WORK TO BE COMPLETED =>
Find every line in the records that holds the string "seaborn". Copy each one.

DATA FOR THIS TASK =>
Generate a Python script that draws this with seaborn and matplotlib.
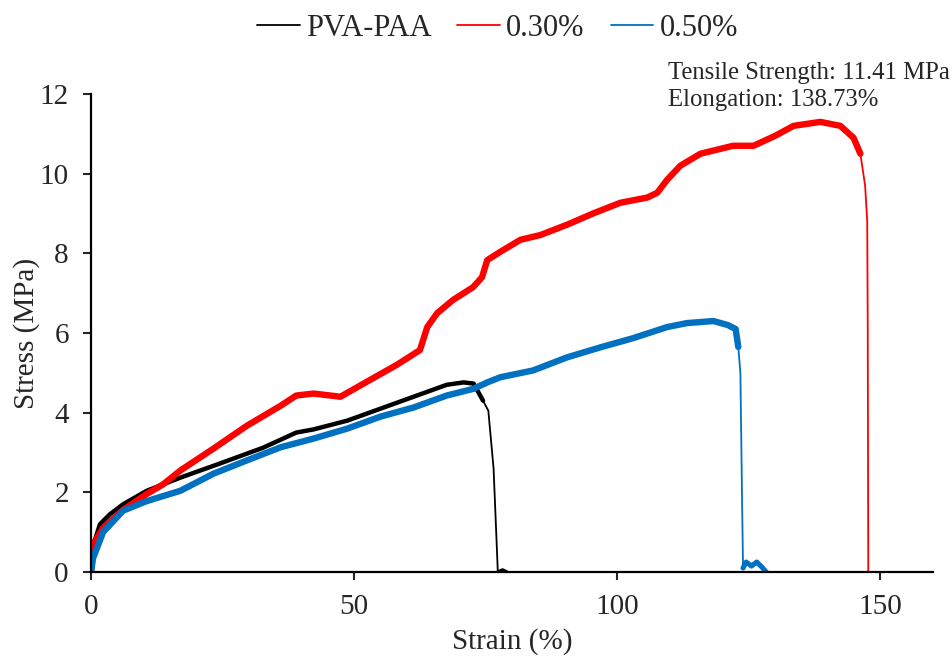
import numpy as np
import pandas as pd
import matplotlib
matplotlib.use("Agg")
import matplotlib.pyplot as plt
import seaborn as sns

# ---- data (strain %, stress MPa) ----
series_names = ["PVA-PAA", "0.30%", "0.50%"]

black_x = [0, 0.5, 1.7, 3.6, 6.1, 10.6, 17, 24, 32.7, 39, 42.3, 48.7, 55, 61.3, 67.6, 70.8, 72.7,
           74.5, 75.5, 76.5, 77.2, 77.3, 78.2, 79]
black_y = [0, 0.7, 1.2, 1.45, 1.7, 2.04, 2.37, 2.7, 3.12, 3.5, 3.58, 3.8, 4.1, 4.4, 4.7, 4.76, 4.73,
           4.3, 4.05, 2.6, 0.35, 0, 0.05, 0]

red_x = [0, 0.4, 2.3, 6, 10.6, 13.7, 17, 23.3, 29.6, 36, 39, 42.3, 47.4, 51.8, 58.1, 62.5, 63.9,
         65.8, 68.8, 72.6, 74.3, 75.3, 77.8, 81.6, 85.4, 90.5, 95.4, 100.6, 105.7, 107.6, 109.5,
         112, 115.8, 122, 125.9, 130, 133.5, 138.6, 142.4, 144.9, 146.2, 147.1, 147.5, 147.6, 147.7]
red_y = [0, 0.7, 1.1, 1.55, 1.96, 2.2, 2.55, 3.1, 3.67, 4.17, 4.43, 4.48, 4.4, 4.73, 5.2, 5.57, 6.15,
         6.5, 6.83, 7.15, 7.4, 7.83, 8.04, 8.34, 8.46, 8.72, 9.0, 9.27, 9.4, 9.52, 9.85,
         10.2, 10.5, 10.7, 10.7, 10.95, 11.2, 11.3, 11.2, 10.9, 10.5, 9.7, 8.8, 6.1, 0]

blue_x = [0, 0.4, 2.3, 6.1, 10.6, 17, 23.3, 29.6, 36, 42.3, 48.7, 55, 61.3, 67.6, 72.7, 75.3, 77.8,
          84, 90.5, 96.8, 103, 109.5, 113.3, 118.3, 121, 122.5, 123, 123.4, 123.7, 123.9, 124.5,
          125.5, 126.5, 127.5, 128.3]
blue_y = [0, 0.35, 1.0, 1.54, 1.78, 2.04, 2.47, 2.8, 3.13, 3.35, 3.6, 3.9, 4.13, 4.43, 4.6, 4.76, 4.89,
          5.06, 5.39, 5.64, 5.87, 6.15, 6.25, 6.3, 6.2, 6.1, 5.65, 5.0, 2.0, 0.1, 0.25,
          0.15, 0.25, 0.12, 0]

# failure (sharp drop) intervals, drawn as thin lines
black_fail = (74.5, 77.3)
red_fail = (146.2, 147.7)
blue_fail = (123.0, 123.9)

x_ticks = [0, 50, 100, 150]
y_ticks = [0, 2, 4, 6, 8, 10, 12]
annot_lines = ["Tensile Strength: 11.41 MPa", "Elongation: 138.73%"]

colors = {"PVA-PAA": "#000000", "0.30%": "#FF0000", "0.50%": "#0070C0"}
thick = {"PVA-PAA": 3.2, "0.30%": 4.6, "0.50%": 4.6}

sns.set_style("white")
plt.rcParams["font.family"] = ["Liberation Serif", "DejaVu Serif"]

frames = []
for name, xs, ys in zip(series_names, [black_x, red_x, blue_x], [black_y, red_y, blue_y]):
    frames.append(pd.DataFrame({"strain": xs, "stress": ys, "series": name}))
df = pd.concat(frames, ignore_index=True)

fig = plt.figure(figsize=(9.53, 6.57), dpi=100)
ax = fig.add_axes([91 / 953, 1 - 572 / 657, (933 - 91) / 953, (572 - 94) / 657])

style = dict(estimator=None, sort=False, ax=ax, solid_joinstyle="round", solid_capstyle="round")
fails = {"PVA-PAA": black_fail, "0.30%": red_fail, "0.50%": blue_fail}
for name in series_names:
    sub = df[df["series"] == name]
    sns.lineplot(data=sub, x="strain", y="stress", color=colors[name], lw=1.3,
                 label=name, **style)
    lo, hi = fails[name]
    pre = sub[sub["strain"] <= lo]
    post = sub[sub["strain"] >= hi]
    sns.lineplot(data=pre, x="strain", y="stress", color=colors[name], lw=thick[name],
                 legend=False, **style)
    if len(post) > 2:
        sns.lineplot(data=post, x="strain", y="stress", color=colors[name], lw=thick[name] * 0.8,
                     legend=False, **style)

handles, labels = ax.get_legend_handles_labels()
ax.get_legend().remove()
fig.legend(handles[:3], labels[:3], loc="center", bbox_to_anchor=(0.522, 1 - 28 / 657),
           ncol=3, frameon=False, fontsize=22, handlelength=1.4, handletextpad=0.2,
           columnspacing=0.85)

ax.set_xlim(0, 160)
ax.set_ylim(0, 12)
ax.set_xticks(x_ticks)
ax.set_yticks(y_ticks)
ax.tick_params(axis="both", labelsize=21, direction="out", length=6, width=1.5, pad=10,
               left=True, bottom=True)
for s in ["top", "right"]:
    ax.spines[s].set_visible(False)
for s in ["left", "bottom"]:
    ax.spines[s].set_linewidth(1.6)
    ax.spines[s].set_color("black")

ax.set_xlabel("Strain (%)", fontsize=21, labelpad=6)
ax.set_ylabel("Stress (MPa)", fontsize=21, labelpad=0)

ax.text(109.7, 12.37, annot_lines[0], fontsize=17.8, ha="left", va="baseline", clip_on=False)
ax.text(109.7, 11.69, annot_lines[1], fontsize=17.8, ha="left", va="baseline", clip_on=False)

fig.savefig("out.png", dpi=100)
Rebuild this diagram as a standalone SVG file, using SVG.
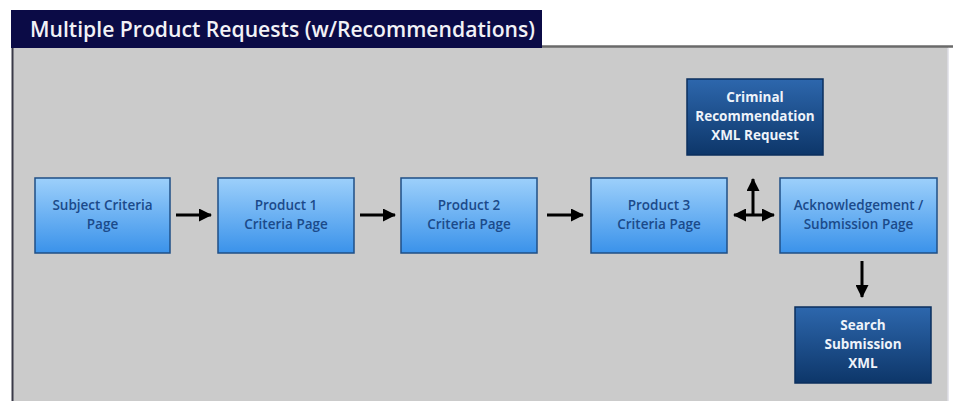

EXERCISE RESPONSE =>
Generate a Python script that draws this with seaborn and matplotlib.
import seaborn as sns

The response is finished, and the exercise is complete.